Financial Advice Blog

How redraw facilities and offset accounts can save you money

Want to know how offset accounts and redraw facilities can help you to leverage your wealth? We explain here as well as important considerations before taking them out.

Most of us have probably heard of the terms ‘offset account’ and ‘redraw facility’, but what actually are they, and how can you use them to leverage your wealth?  This article explains what offset accounts and redraw facilities are, how they can benefit property owners, as well as considerations to make before taking them out.

What is an offset account?

You can think of an offset account like a high interest savings account, except rather than earning interest, you reduce the interest payable on your home loan. For example, if you had a home loan which was $750,000, and you didn’t have an offset account set up, you are paying interest on $750,000. Now if you had an offset account attached to your loan, and you had $100,000 sitting in the offset account, you only pay interest on $650,000.

Now you might think, well why is that better than a traditional savings account? Well, the interest rate on your home loan might be around 3.5%, which means that for every $100 of loan that you have, you need to cough up $3.50 (p.a.). So offsetting your loan by $100 will result in a savings of $3.50 each year.

Compare this to your savings account which might be around 1.8%, which means that for every $100 you have in savings you are receiving $1.80 (p.a.), and this is before the tax man takes his slice.
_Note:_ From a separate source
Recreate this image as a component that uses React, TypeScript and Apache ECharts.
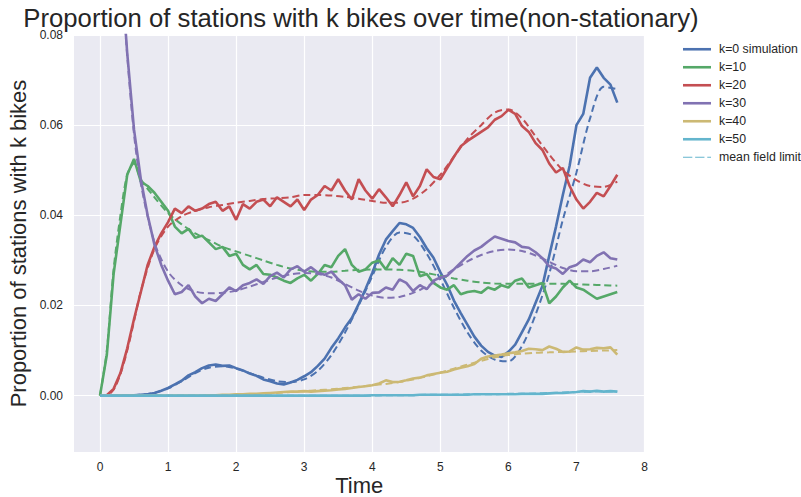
import React, { useEffect, useRef } from "react";
import * as echarts from "echarts";

// Simulation time grid: 0.0 .. 7.6 step 0.1 (77 points)
const SIM_T: number[] = Array.from({ length: 77 }, (_, i) => i / 10);

const SIM_K0 = [
  0, 0, 0, 0, 0, 0.0001, 0.0002, 0.0003, 0.0006, 0.0011,
  0.0017, 0.0025, 0.0033, 0.0045, 0.0052, 0.0061, 0.0067, 0.0069, 0.0066, 0.0067,
  0.0061, 0.0056, 0.0049, 0.0044, 0.0036, 0.0032, 0.0027, 0.0025, 0.0029, 0.0035,
  0.0043, 0.0052, 0.0066, 0.0082, 0.0106, 0.0127, 0.0151, 0.0172, 0.0203, 0.0236,
  0.0272, 0.0313, 0.0346, 0.0365, 0.0383, 0.038, 0.0372, 0.0352, 0.0327, 0.0306,
  0.0274, 0.0246, 0.0211, 0.0183, 0.0157, 0.0131, 0.0111, 0.0097, 0.0089, 0.0086,
  0.0097, 0.0113, 0.0141, 0.0169, 0.0206, 0.0243, 0.031, 0.0375, 0.0445, 0.051,
  0.06, 0.0625, 0.0705, 0.0728, 0.0705, 0.069, 0.065,
];
const SIM_K10 = [
  0, 0.009, 0.027, 0.038, 0.049, 0.0525, 0.0475, 0.0465, 0.045, 0.043,
  0.041, 0.0375, 0.036, 0.037, 0.035, 0.0355, 0.034, 0.0325, 0.033, 0.031,
  0.0315, 0.029, 0.028, 0.029, 0.027, 0.0268, 0.0262, 0.0255, 0.025, 0.026,
  0.0268, 0.0255, 0.027, 0.029, 0.0285, 0.031, 0.0325, 0.029, 0.0275, 0.028,
  0.0295, 0.03, 0.028, 0.0305, 0.029, 0.0315, 0.031, 0.0265, 0.027, 0.025,
  0.024, 0.0235, 0.0245, 0.0225, 0.023, 0.0232, 0.0228, 0.024, 0.0235, 0.0245,
  0.024, 0.0255, 0.026, 0.024, 0.0245, 0.025, 0.0205, 0.022, 0.024, 0.0255,
  0.024, 0.0235, 0.0225, 0.0215, 0.022, 0.0225, 0.023,
];
const SIM_K20 = [
  0, 0.0001, 0.0015, 0.005, 0.0105, 0.017, 0.023, 0.029, 0.033, 0.036,
  0.0385, 0.0415, 0.0405, 0.042, 0.041, 0.0415, 0.0425, 0.043, 0.041, 0.042,
  0.039, 0.0425, 0.0415, 0.043, 0.0435, 0.042, 0.044, 0.043, 0.042, 0.0435,
  0.0412, 0.0435, 0.0445, 0.0465, 0.0455, 0.048, 0.0455, 0.0435, 0.048, 0.0455,
  0.0437, 0.0458, 0.044, 0.042, 0.0445, 0.0473, 0.0442, 0.0465, 0.0502, 0.0485,
  0.048, 0.0505, 0.053, 0.0553, 0.0565, 0.0575, 0.0585, 0.0595, 0.0612, 0.062,
  0.0634, 0.0625, 0.0598, 0.0585, 0.056, 0.0545, 0.0515, 0.0495, 0.0505, 0.0465,
  0.0435, 0.0415, 0.043, 0.045, 0.0442, 0.0465, 0.049,
];
const SIM_K30 = [
  0.25, 0.18, 0.13, 0.097, 0.076, 0.059, 0.048, 0.04, 0.0335, 0.029,
  0.0255, 0.0225, 0.023, 0.0245, 0.022, 0.0205, 0.0215, 0.021, 0.0225, 0.024,
  0.0232, 0.0245, 0.025, 0.0258, 0.0248, 0.0265, 0.0273, 0.0262, 0.028, 0.0287,
  0.0275, 0.0285, 0.0273, 0.0268, 0.0275, 0.0258, 0.0245, 0.0213, 0.0225, 0.0215,
  0.0228, 0.0229, 0.024, 0.0235, 0.0258, 0.025, 0.0232, 0.0245, 0.0236, 0.0255,
  0.0262, 0.0266, 0.028, 0.0295, 0.031, 0.0322, 0.033, 0.0342, 0.0353, 0.0348,
  0.0343, 0.034, 0.033, 0.0328, 0.0318, 0.0305, 0.0287, 0.0282, 0.027, 0.0285,
  0.029, 0.0302, 0.0296, 0.031, 0.0318, 0.0305, 0.0302,
];
const SIM_K40 = [
  0, 0, 0, 0, 0, 0, 0, 0, 0, 0,
  0, 0, 0, 0, 0, 0, 0.0001, 0.0001, 0.0002, 0.0002,
  0.0003, 0.0003, 0.0004, 0.0004, 0.0005, 0.0006, 0.0007, 0.0008, 0.0009, 0.0009,
  0.001, 0.0009, 0.001, 0.0011, 0.0012, 0.0014, 0.0015, 0.0017, 0.0019, 0.0021,
  0.0023, 0.0027, 0.0034, 0.003, 0.0031, 0.0034, 0.0038, 0.004, 0.0045, 0.0048,
  0.0051, 0.0053, 0.0058, 0.0062, 0.0065, 0.007, 0.0082, 0.0087, 0.0089, 0.0091,
  0.0094, 0.0096, 0.0099, 0.0104, 0.0103, 0.0101, 0.0109, 0.0104, 0.0097, 0.0098,
  0.0107, 0.0102, 0.0103, 0.0106, 0.0105, 0.0107, 0.0091,
];
const SIM_K50 = [
  0, 0, 0, 0, 0, 0, 0, 0, 0, 0,
  0, 0, 0, 0, 0, 0, 0, 0, 0, 0,
  0, 0, 0, 0, 0, 0, 0, 0, 0, 0,
  0, 0, 0, 0, 0, 0, 0, 0, 0, 0,
  0.0001, 0.0001, 0.0001, 0.0001, 0.0001, 0.0001, 0.0001, 0.0002, 0.0002, 0.0002,
  0.0002, 0.0002, 0.0002, 0.0002, 0.0002, 0.0003, 0.0003, 0.0003, 0.0003, 0.0003,
  0.0003, 0.0003, 0.0004, 0.0004, 0.0004, 0.0004, 0.0005, 0.0006, 0.0006, 0.0007,
  0.0008, 0.001, 0.0009, 0.0011, 0.0009, 0.001, 0.0009,
];

// Mean field time grid (42 points)
const MF_T = [
  0, 0.1, 0.2, 0.3, 0.4, 0.5, 0.6, 0.8, 1.0, 1.2, 1.4, 1.6, 1.8, 2.0, 2.2, 2.4, 2.6, 2.8, 3.0, 3.2, 3.4,
  3.6, 3.8, 4.0, 4.2, 4.4, 4.6, 4.8, 5.0, 5.2, 5.4, 5.6, 5.8, 6.0, 6.2, 6.4, 6.6, 6.8, 7.0, 7.2, 7.4, 7.6,
];
const MF_K0 = [
  0, 0, 0, 0, 0, 0.0001, 0.0002, 0.0006, 0.0016, 0.0032, 0.005, 0.0062, 0.0065, 0.006, 0.005, 0.004,
  0.0032, 0.003, 0.0036, 0.0055, 0.009, 0.014, 0.02, 0.0265, 0.033, 0.0362, 0.0355, 0.0315, 0.0258,
  0.0195, 0.014, 0.01, 0.008, 0.0076, 0.011, 0.018, 0.027, 0.039, 0.0495, 0.0615, 0.0685, 0.068,
];
const MF_K10 = [
  0, 0.01, 0.028, 0.04, 0.049, 0.0515, 0.048, 0.044, 0.0405, 0.038, 0.036, 0.0345, 0.033, 0.032, 0.031,
  0.03, 0.029, 0.0282, 0.0277, 0.0275, 0.0275, 0.0277, 0.0279, 0.028, 0.028, 0.0279, 0.0277, 0.0272,
  0.0266, 0.026, 0.0255, 0.0251, 0.0249, 0.0248, 0.0248, 0.0248, 0.0248, 0.0248, 0.0247, 0.0246, 0.0245,
  0.0244,
];
const MF_K20 = [
  0, 0.0001, 0.0013, 0.0048, 0.01, 0.0165, 0.0232, 0.0325, 0.0375, 0.0398, 0.041, 0.0418, 0.0423,
  0.0428, 0.0432, 0.0436, 0.0438, 0.044, 0.0445, 0.0445, 0.0444, 0.0441, 0.0437, 0.0432, 0.0428, 0.0428,
  0.0437, 0.0458, 0.049, 0.053, 0.057, 0.06, 0.0628, 0.0635, 0.0615, 0.0575, 0.0535, 0.05, 0.0478,
  0.0465, 0.0463, 0.0475,
];
const MF_K30 = [
  0.25, 0.18, 0.13, 0.097, 0.0755, 0.058, 0.047, 0.034, 0.0275, 0.0245, 0.0231, 0.0227, 0.0228, 0.0233,
  0.0242, 0.0252, 0.0262, 0.0269, 0.0272, 0.027, 0.0262, 0.0248, 0.0233, 0.0222, 0.0217, 0.0219,
  0.0228, 0.0242, 0.026, 0.028, 0.0298, 0.0312, 0.0321, 0.0324, 0.0321, 0.0311, 0.0297, 0.0283,
  0.0276, 0.0276, 0.0281, 0.0288,
];
const MF_K40 = [
  0, 0, 0, 0, 0, 0, 0, 0, 0, 0, 0, 0, 0.0001, 0.0002, 0.0003, 0.0004, 0.0006, 0.0008, 0.001, 0.0012,
  0.0014, 0.0017, 0.002, 0.0023, 0.0026, 0.003, 0.0036, 0.0043, 0.0051, 0.006, 0.0069, 0.0077, 0.0085,
  0.009, 0.0093, 0.0095, 0.0096, 0.0097, 0.0098, 0.0099, 0.01, 0.0101,
];
const MF_K50 = [
  0, 0, 0, 0, 0, 0, 0, 0, 0, 0, 0, 0, 0, 0, 0, 0, 0, 0, 0, 0, 0, 0, 0, 0, 0.0001, 0.0001, 0.0001,
  0.0002, 0.0002, 0.0002, 0.0003, 0.0003, 0.0003, 0.0004, 0.0004, 0.0005, 0.0006, 0.0007, 0.0008,
  0.0009, 0.0009, 0.001,
];

const X_TICKS = [0, 1, 2, 3, 4, 5, 6, 7, 8];
const Y_TICKS = [0, 0.02, 0.04, 0.06, 0.08];

const SIM_NAMES = ["k=0 simulation", "k=10", "k=20", "k=30", "k=40", "k=50"];
const MF_NAMES = ["mf k=0", "mf k=10", "mf k=20", "mf k=30", "mf k=40", "mean field limit"];
const COLORS = ["#4C72B0", "#55A868", "#C44E52", "#8172B2", "#CCB974", "#64B5CD"];

const SIMS = [SIM_K0, SIM_K10, SIM_K20, SIM_K30, SIM_K40, SIM_K50];
const MFS = [MF_K0, MF_K10, MF_K20, MF_K30, MF_K40, MF_K50];

const FONT = "Liberation Sans, Arial, Helvetica, sans-serif";
const DASH_ICON = "path://M0,0h10v1h-10z M13,0h10v1h-10z M26,0h4v1h-4z";

export default function App() {
  const ref = useRef<HTMLDivElement>(null);
  useEffect(() => {
    if (!ref.current) return;
    const chart = echarts.init(ref.current, undefined, { renderer: "svg" });
    const series: any[] = [];
    for (let i = 0; i < 6; i++) {
      series.push({
        name: SIM_NAMES[i],
        type: "line",
        data: SIM_T.map((t, j) => [t, SIMS[i][j]]),
        symbol: "none",
        showSymbol: false,
        color: COLORS[i],
        lineStyle: { width: 2.6, color: COLORS[i] },
        z: 3,
      });
      series.push({
        name: MF_NAMES[i],
        type: "line",
        data: MF_T.map((t, j) => [t, MFS[i][j]]),
        symbol: "none",
        showSymbol: false,
        smooth: 0.3,
        color: COLORS[i],
        lineStyle: { width: 2, color: COLORS[i], type: [7, 4] },
        z: 3,
      });
    }
    const legendData: any[] = SIM_NAMES.map((n) => ({ name: n, icon: "rect" }));
    legendData.push({ name: "mean field limit", icon: DASH_ICON });
    chart.setOption({
      animation: false,
      textStyle: { fontFamily: FONT },
      title: {
        text: "Proportion of stations with k bikes over time(non-stationary)",
        left: 356,
        textAlign: "center",
        top: 1,
        textStyle: { fontFamily: FONT, fontSize: 25.7, lineHeight: 24, fontWeight: "normal", color: "#262626" },
      },
      legend: {
        orient: "vertical",
        left: 678,
        top: 38,
        itemWidth: 28,
        itemHeight: 2.6,
        itemGap: 5.5,
        data: legendData,
        textStyle: { fontFamily: FONT, fontSize: 12.3, color: "#262626", lineHeight: 12.5, padding: [0, 0, 0, 3] },
      },
      grid: {
        left: 74,
        right: 156.5,
        top: 35,
        bottom: 45,
        show: true,
        containLabel: false,
        outerBoundsMode: "none",
        backgroundColor: "#EAEAF2",
        borderWidth: 0,
      },
      xAxis: {
        type: "value",
        min: -0.382,
        max: 8,
        name: "Time",
        nameLocation: "middle",
        nameGap: 22,
        nameMoveOverlap: false,
        nameTextStyle: { fontFamily: FONT, fontSize: 22, lineHeight: 22, color: "#262626" },
        axisLine: { show: false },
        axisTick: { show: false, customValues: X_TICKS },
        axisLabel: {
          customValues: X_TICKS,
          fontFamily: FONT,
          fontSize: 12,
          color: "#262626",
          margin: 9,
          formatter: (v: number) => String(Math.round(v)),
        },
        splitLine: { show: true, lineStyle: { color: "#ffffff", width: 1.2 } },
      },
      yAxis: {
        type: "value",
        min: -0.0125,
        max: 0.08,
        name: "Proportion of stations with k bikes",
        nameLocation: "middle",
        nameGap: 45,
        nameMoveOverlap: false,
        nameRotate: 90,
        nameTextStyle: { fontFamily: FONT, fontSize: 22, color: "#262626" },
        axisLine: { show: false },
        axisTick: { show: false, customValues: Y_TICKS },
        axisLabel: {
          customValues: Y_TICKS,
          fontFamily: FONT,
          fontSize: 12,
          color: "#262626",
          margin: 11,
          formatter: (v: number) => v.toFixed(2),
        },
        splitLine: { show: true, lineStyle: { color: "#ffffff", width: 1.2 } },
      },
      series,
    });
    return () => chart.dispose();
  }, []);
  return <div ref={ref} style={{ width: 801, height: 497, position: "absolute", left: 0, top: 0 }} />;
}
So depending on your taxable income, the net profit might only be around $1.20!

So you can either not have an offset account, and receive $1.20 (p.a.) from interest in your savings account, but still have to cough up $3.50 on your home loan.  Or you can have an offset account, and receive no interest from a savings account, but not have to cough up $3.50 because your loan is offset. At the end of the year you will have an additional $2.30 ($3.50 – $1.20) in the bank, because you didn’t have to pay interest on your home loan!

Additionally, an offset account works similarly to an everyday transaction account.  So if you need the money for an emergency, you can access it quickly and easily. If you didn’t have an offset account set up, you may not be able to access funds unless you have a redraw facility.

Disadvantages of offset accounts

Despite the benefits, there are also some potential disadvantages of having an offset account. Offset accounts are typically more expensive with a potentially higher interest rate and/or higher fees. This means that you may need to have more cash in the account to negate the increased costs.

To determine whether an offset mortgage is worth it, you should calculate the annual cost and compare it to the expected savings. Alternatively, you can seek the professional advice of a mortgage broker.

What is a redraw facility?

Similar to an offset account, a redraw facility lets you save interest on your home loan. Rather than keeping extra cash in a savings account, you can pay down your home loan on top of the minimum payments to pay off your loan sooner.  If you have a redraw facility set up, you can then withdraw the additional payments you have made.

For example, say the minimum annual repayment on your home loan is $10,000.  You decide to pay an extra $2,000 each year on top of this minimum payment.  This extra $2,000 may be available for you to withdraw at a later date.

Disadvantages of redraw facilities

Redraw facilities don’t act as a transaction account like offset accounts do, so it doesn’t give you the flexibility to access you money in the same way as you could with an offset account.

Having a redraw facility set up with your loan may also mean additional ongoing fees. Additionally, your lender may have limits for how much you can withdraw.